Ilya Somin has written an in-depth analysis of Judge Kavanaugh’s opinion in the Supreme Court’s decision to lift the injunction against racial profiling by ICE. I can’t claim anything close to Somin’s expertise, but I want to call attention to an alarming point in Kavanaugh’s statement. Somin writes:
In assessing the desirability of staying the injunction Justice Kavanaugh also argues that illegal migrants have little or not legitimate interest in avoiding immigration detention, while citizens and legal residents are only slightly inconvenienced because “reasonable suspicion means only that immigration officers may briefly stop the individual and inquire about immigration status. If the person is a U.S. citizen or otherwise lawfully in the United States, that individual will be free to go after the brief encounter.” This ignores the reality that ICE has detained and otherwise abused numerous US citizens and legal residents for long periods of time. As the district court ruling and Justice Sotomayor’s dissent describe, there are plenty of examples of this problem in the record of this very case. Moreover, even actual illegal migrants have a constitutional right to be free of racial discrimination. The relevant constitutional provisions aren’t limited to citizens or to legal residents.
I’d go further than this. Just the fact of being stopped by an armed, masked man and asked about your citizenship is hardly a “slight inconvenience.” Even if I’d never heard of Alligator Alcatraz, I’d find the encounter frightening. Looking directly at Kavanaugh’s comments, it only gets worse:
Immigration stops based on reasonable suspicion of illegal presence have been an important component of U. S. immigration enforcement for decades, across several presidential administrations. In this case, however, the District Court enjoined U. S. immigration officers from making investigative stops in the Los Angeles area when the stops are based on the following factors or combination of factors: (i) presence at particular locations such as bus stops, car washes, day laborer pickup sites, agricultural sites, and the like; (ii) the type of work one does; (iii) speaking Spanish or speaking English with an accent; and (iv) apparent race or ethnicity.
The Government contends that the injunction will substantially hamper its efforts to enforce the immigration laws in the Los Angeles area. The Government has therefore asked this Court to stay the District Court’s injunction.
In what universe do any of those factors constitute “reasonable suspicion”? Do only suspicious characters wash cars and do farm work? Does getting a visa require speaking accentless English? (Some people say I have an accent, and I’ve lived my whole life in the USA!) Is using a foreign language grounds for questioning? (I get together with people once a week to speak German for practice, and we sometimes use the language with each other in public.) Do you have to have the right skin color to be allowed in the US?
In Kavanaugh’s view, it’s fine for American citizens to be subject to special scrutiny because of how they look, where they work, and how they talk. What ever happened to the Equal Protection clause?
The act of questioning isn’t harmless, when it’s done by someone with the legal power to take you away. Even if nobody is arrested, it makes people afraid, especially the ones most likely to be questioned.

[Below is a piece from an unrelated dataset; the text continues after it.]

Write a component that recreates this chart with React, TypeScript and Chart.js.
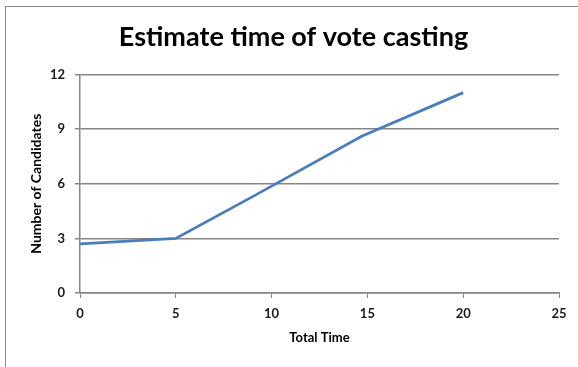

When the people doing the questioning wear masks, carry heavy weaponry, and have a history of hauling people away for no valid legal reason, it’s much worse.
While the US was active in World War I, it was dangerous to speak German in public or on the phone, and any signs of German heritage could bring people under suspicion. In World War II, Americans of Japanese ancestry were herded into concentration camps. Today the government doesn’t even have the excuse of a war, other than the one which Trump has declared on Chicago. Hostility to people who seem foreign has cropped up repeatedly in our history, and it’s happening again.
The Supreme Court is supposed to protect us against the worst abuses by the federal government, so we swallow its bad decisions and accept the fiction that whatever it says is “constitutional” is constitutional. It has failed to do this on many occasions, including Schenck and Korematsu. It failed again when it said the president can’t be prosecuted for official acts, and we may see more of this. The ruling in question only applies till the Court rules on the issues, and how it rules then is what’s really important.
The Supreme Court can’t be trusted. Congress won’t do anything. The President is an outright enemy. This doesn’t leave us with much protection from the federal government.